Tuesday, July 6, 2010

My Literary Home

Last October, as the end of our second year in our apartment approached, we—my boyfriend, my roommate, and I—decided not to renew our lease. The roommate wanted to “live in a place [he] didn’t hate” (I’ll keep the neighborhood anonymous) for the rest of his time in New York, before he left for grad school, and off he went to Brooklyn. My boyfriend and I moved north, to Inwood, home to a plethora of delightful things: the only road in Manhattan with “Road” actually in its name (Indian Road), the only remaining natural forest and the only remaining salt marsh in Manhattan, the Columbia stadium, two great parks (Fort Tryon, bridging Inwood and Washington Heights, the location of the Cloisters, and Inwood Park, unlit and possibly full of the ghosts of unhappy teenagers) and one okay one (Isham Park). It’s where we play trivia and go to the greenmarket and eat delicious burgers, and there was no doubt it was where we wanted to live.

Anyway, speaking of possibly being full of the ghosts of unhappy teenagers—when we looked for our new home (a whirlwind tours of approximately fifteen apartments in two weeks), we had dangled in front of us one odd piece of information about one of the last apartments at which we looked (and the one we finally decided to take). It had its original hardwood floors, bedroom windows that looked out into the park, a fairly big kitchen with a sealed dumbwaiter—and hey, Jim Carroll lived there! (Other features of the apartment that we discovered one at a time, and which still left it an improvement over our old place: poor paint and grout jobs, an upstairs neighbor who moves with all the blitheness of a dumptruck, and roaches.)

The broker told us that Jim Carroll grew up in this apartment. In The Basketball Diaries, he expresses some dislike of the apartment and the neighborhood, but—she said—he returned to the owner of this building in recent years and asked to live there again. The apartment he’d grown up in was taken, but another apartment was available, and that was where he died in September.

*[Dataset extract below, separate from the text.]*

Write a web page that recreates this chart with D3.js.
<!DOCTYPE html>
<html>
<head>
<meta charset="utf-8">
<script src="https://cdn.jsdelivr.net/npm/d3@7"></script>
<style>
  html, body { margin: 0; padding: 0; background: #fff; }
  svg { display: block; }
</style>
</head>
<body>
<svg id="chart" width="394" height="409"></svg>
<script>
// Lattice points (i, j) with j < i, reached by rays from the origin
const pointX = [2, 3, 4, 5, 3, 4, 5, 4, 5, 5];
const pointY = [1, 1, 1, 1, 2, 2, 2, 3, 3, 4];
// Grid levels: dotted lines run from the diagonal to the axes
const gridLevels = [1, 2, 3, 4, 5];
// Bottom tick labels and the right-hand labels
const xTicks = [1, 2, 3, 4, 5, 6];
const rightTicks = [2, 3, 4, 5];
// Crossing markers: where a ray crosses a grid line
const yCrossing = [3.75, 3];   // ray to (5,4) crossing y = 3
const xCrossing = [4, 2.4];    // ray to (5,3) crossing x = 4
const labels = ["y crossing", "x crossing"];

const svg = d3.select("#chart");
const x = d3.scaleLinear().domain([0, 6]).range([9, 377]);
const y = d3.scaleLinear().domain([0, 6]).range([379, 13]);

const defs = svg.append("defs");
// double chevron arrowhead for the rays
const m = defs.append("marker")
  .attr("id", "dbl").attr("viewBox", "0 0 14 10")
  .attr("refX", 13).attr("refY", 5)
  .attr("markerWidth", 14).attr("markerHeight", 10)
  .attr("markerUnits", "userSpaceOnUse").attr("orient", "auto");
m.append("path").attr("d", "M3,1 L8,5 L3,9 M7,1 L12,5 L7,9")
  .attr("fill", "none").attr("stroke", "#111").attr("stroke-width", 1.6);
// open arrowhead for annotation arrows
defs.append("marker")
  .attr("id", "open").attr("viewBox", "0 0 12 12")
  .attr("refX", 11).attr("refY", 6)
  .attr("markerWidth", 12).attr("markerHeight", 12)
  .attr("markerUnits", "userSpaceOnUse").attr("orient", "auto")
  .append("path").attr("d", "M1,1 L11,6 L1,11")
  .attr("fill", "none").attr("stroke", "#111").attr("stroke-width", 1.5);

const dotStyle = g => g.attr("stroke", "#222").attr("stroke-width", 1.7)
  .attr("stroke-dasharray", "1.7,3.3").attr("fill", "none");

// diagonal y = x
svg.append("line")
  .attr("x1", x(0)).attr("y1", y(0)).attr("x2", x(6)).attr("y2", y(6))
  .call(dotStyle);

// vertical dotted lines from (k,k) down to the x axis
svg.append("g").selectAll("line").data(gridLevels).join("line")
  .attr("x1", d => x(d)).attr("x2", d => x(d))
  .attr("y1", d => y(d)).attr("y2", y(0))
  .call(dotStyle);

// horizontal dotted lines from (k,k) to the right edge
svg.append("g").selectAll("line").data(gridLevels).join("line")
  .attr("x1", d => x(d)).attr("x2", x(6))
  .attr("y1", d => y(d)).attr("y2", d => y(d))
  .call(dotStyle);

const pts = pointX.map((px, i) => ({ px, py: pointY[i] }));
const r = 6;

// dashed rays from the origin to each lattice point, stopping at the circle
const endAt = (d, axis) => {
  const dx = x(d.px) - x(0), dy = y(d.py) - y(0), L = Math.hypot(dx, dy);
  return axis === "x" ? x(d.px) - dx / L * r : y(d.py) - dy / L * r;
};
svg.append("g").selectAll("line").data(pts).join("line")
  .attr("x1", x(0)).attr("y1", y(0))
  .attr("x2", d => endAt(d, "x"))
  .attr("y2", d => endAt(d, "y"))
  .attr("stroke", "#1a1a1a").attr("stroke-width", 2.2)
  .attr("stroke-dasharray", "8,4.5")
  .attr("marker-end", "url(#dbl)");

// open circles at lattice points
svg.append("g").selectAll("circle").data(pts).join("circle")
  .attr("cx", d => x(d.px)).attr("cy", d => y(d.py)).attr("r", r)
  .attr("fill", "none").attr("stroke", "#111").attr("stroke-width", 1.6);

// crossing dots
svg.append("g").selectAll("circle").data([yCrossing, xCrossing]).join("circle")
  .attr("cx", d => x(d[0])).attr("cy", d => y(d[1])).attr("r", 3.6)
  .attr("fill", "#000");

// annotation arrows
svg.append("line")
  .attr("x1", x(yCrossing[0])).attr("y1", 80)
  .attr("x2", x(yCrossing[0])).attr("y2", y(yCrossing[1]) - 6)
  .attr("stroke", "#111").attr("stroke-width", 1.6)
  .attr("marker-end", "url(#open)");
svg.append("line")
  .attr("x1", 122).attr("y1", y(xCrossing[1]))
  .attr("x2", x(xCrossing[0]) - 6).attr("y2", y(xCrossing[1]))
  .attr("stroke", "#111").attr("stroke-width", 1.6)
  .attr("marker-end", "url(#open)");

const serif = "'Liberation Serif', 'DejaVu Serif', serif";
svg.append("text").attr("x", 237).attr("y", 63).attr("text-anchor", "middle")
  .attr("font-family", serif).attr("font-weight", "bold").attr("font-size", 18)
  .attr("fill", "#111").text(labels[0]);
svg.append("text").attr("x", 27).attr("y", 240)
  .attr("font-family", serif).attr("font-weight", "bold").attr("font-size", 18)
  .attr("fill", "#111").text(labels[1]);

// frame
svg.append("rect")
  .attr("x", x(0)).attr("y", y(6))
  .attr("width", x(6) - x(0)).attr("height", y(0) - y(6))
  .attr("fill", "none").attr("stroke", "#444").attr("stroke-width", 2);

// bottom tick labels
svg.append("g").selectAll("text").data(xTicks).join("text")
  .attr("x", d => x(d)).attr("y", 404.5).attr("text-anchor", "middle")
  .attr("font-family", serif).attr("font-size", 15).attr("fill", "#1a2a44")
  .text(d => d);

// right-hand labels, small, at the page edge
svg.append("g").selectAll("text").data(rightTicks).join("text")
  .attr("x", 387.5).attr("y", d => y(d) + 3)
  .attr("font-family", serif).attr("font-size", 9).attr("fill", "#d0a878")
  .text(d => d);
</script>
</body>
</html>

She showed us the caution-taped front door of his last home.

After we moved in, I asked her to confirm that he lived there while growing up, but she never responded to my email. But I found it strange, strange, that we were getting email addressed to Carroll. Tax forms, even, which I returned to the IRS. Had he in fact died in our apartment? Some searching online turned up the closest approximation to the truth: I believe he lived in the building next door as a youth, lived in our apartment for some chunk of the 80s and 90s, and died in the building next door.

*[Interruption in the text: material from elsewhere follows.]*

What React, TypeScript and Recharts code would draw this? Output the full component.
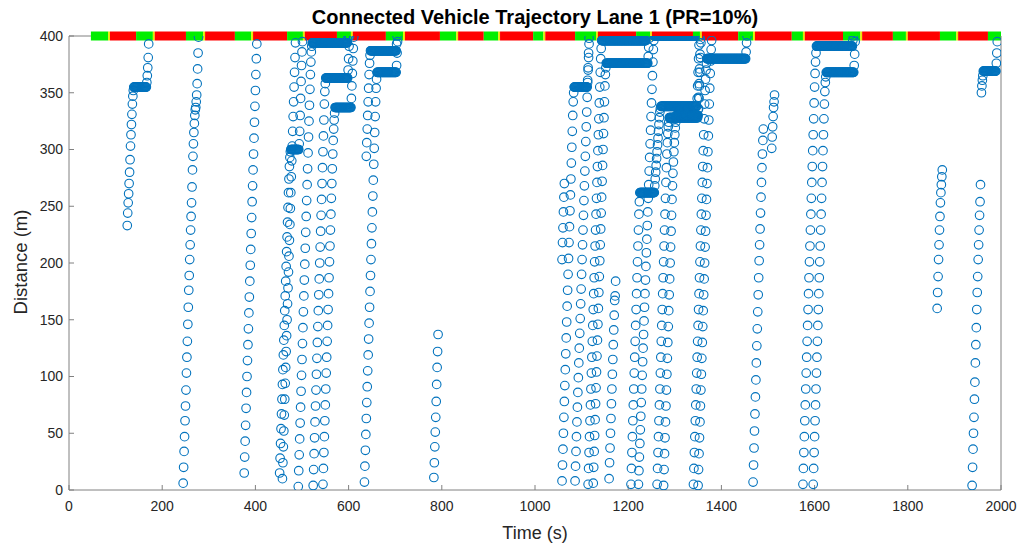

In the last five years or so, I’ve visited a number of literary residences: Arrowhead (Herman Melville, the Berkshires, twice, once by candleight); the Mount (Edith Wharton, also in the Berkshires); the Edgar Allan Poe Cottage (the Bronx); the Homestead (Emily Dickinson, Amherst); Rowan Oak (William Faulkner, Oxford); the Vladimir Nabokov House (Saint Petersburg); the Alexander Pushkin Museum and Memorial Apartment (a rather morbid one, Saint Petersburg); the Jane Austen House Museum (as well as Chawton House, where her brother lived, Chawton); the Keats-Shelley House (Rome). Museums too, including the Jane Austen Centre in Bath and the Tolstoy Museum in Moscow. And there are places that I’ve just seen from the outside—the house where Austen died, in Winchester; the house where Nabokov lived when he was teaching at Stanford; the Ernest Hemingway Home & Museum (this when I was 14, actually, and we didn’t have enough money for admission, Key West); the reconstruction of Nathaniel Hawthorne’s house near Tanglewood; the Jack London Yukon Cabin (Oakland). This fall I’ll hopefully make my first trip to Boston, where I’ll have a full schedule of sights to see in Concord, and I'll hopefully blog about some of these museums in the future.

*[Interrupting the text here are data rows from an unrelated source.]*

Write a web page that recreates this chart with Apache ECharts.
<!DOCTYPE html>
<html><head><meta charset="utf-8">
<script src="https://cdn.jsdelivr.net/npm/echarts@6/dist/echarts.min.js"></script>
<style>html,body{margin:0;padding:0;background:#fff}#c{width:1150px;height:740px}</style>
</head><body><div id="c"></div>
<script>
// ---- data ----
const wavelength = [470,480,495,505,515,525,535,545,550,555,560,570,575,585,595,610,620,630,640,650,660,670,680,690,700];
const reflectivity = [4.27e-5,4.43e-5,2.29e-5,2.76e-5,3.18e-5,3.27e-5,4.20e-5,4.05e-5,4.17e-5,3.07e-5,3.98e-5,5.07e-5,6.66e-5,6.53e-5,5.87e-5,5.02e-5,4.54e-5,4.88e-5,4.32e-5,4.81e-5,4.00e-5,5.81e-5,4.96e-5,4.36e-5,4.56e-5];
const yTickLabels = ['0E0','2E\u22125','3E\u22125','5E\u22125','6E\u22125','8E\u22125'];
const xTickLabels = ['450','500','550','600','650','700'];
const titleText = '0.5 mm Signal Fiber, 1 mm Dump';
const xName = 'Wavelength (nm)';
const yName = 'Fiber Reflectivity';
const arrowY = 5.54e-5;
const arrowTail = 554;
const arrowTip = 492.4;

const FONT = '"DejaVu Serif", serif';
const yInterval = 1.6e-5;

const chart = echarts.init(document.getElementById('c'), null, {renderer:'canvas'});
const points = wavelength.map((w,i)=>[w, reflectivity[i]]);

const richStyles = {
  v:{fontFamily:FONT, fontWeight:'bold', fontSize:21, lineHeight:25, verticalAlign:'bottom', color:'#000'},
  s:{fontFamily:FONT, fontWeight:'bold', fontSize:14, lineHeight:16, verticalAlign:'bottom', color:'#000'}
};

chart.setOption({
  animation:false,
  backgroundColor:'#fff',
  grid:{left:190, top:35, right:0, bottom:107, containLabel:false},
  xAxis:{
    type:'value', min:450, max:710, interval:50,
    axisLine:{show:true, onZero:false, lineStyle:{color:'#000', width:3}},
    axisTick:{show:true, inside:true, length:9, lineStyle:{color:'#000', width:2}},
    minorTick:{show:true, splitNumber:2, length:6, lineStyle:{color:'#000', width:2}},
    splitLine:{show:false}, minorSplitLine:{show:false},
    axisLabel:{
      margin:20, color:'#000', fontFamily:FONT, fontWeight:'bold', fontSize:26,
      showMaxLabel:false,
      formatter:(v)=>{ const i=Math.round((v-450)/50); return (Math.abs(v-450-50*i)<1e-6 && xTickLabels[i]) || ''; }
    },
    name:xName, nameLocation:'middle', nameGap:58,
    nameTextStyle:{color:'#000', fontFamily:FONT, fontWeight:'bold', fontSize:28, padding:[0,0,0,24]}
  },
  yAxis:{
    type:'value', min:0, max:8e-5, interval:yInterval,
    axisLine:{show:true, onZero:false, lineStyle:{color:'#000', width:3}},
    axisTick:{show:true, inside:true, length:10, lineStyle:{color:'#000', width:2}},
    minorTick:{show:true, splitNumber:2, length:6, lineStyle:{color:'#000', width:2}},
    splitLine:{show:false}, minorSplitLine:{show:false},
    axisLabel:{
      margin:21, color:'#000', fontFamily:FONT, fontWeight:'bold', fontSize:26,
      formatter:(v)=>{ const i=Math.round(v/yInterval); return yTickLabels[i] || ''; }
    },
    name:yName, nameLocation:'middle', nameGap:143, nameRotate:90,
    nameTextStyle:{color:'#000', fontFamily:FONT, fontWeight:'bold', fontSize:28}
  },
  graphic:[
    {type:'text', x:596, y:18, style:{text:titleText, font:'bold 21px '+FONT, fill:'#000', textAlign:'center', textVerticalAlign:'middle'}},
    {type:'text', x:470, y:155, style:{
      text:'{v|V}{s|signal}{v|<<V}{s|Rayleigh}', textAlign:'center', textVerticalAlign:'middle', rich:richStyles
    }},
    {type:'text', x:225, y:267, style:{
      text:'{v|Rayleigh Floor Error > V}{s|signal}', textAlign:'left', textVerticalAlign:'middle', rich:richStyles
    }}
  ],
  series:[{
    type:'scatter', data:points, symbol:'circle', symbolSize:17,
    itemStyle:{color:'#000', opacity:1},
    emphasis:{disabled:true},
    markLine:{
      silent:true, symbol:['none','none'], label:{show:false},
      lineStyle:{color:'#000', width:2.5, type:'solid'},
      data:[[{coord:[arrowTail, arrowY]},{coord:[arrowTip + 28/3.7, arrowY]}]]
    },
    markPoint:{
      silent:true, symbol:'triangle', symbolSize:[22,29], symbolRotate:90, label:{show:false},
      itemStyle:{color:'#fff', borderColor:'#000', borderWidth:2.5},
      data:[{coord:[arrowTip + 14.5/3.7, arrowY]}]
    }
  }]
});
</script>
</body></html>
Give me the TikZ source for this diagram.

Now I live in one of these literary homes myself. And when I saw today that one of Carroll’s novels is being published posthumously, it seemed as though my apartment was home to unseen commerce, as though a ghostly manuscript had made its way from one of our desks to the publisher, and I was just hearing about it now. It was thrilling and a little unsettling—the price one pays, I suppose, for the story behind your shelter.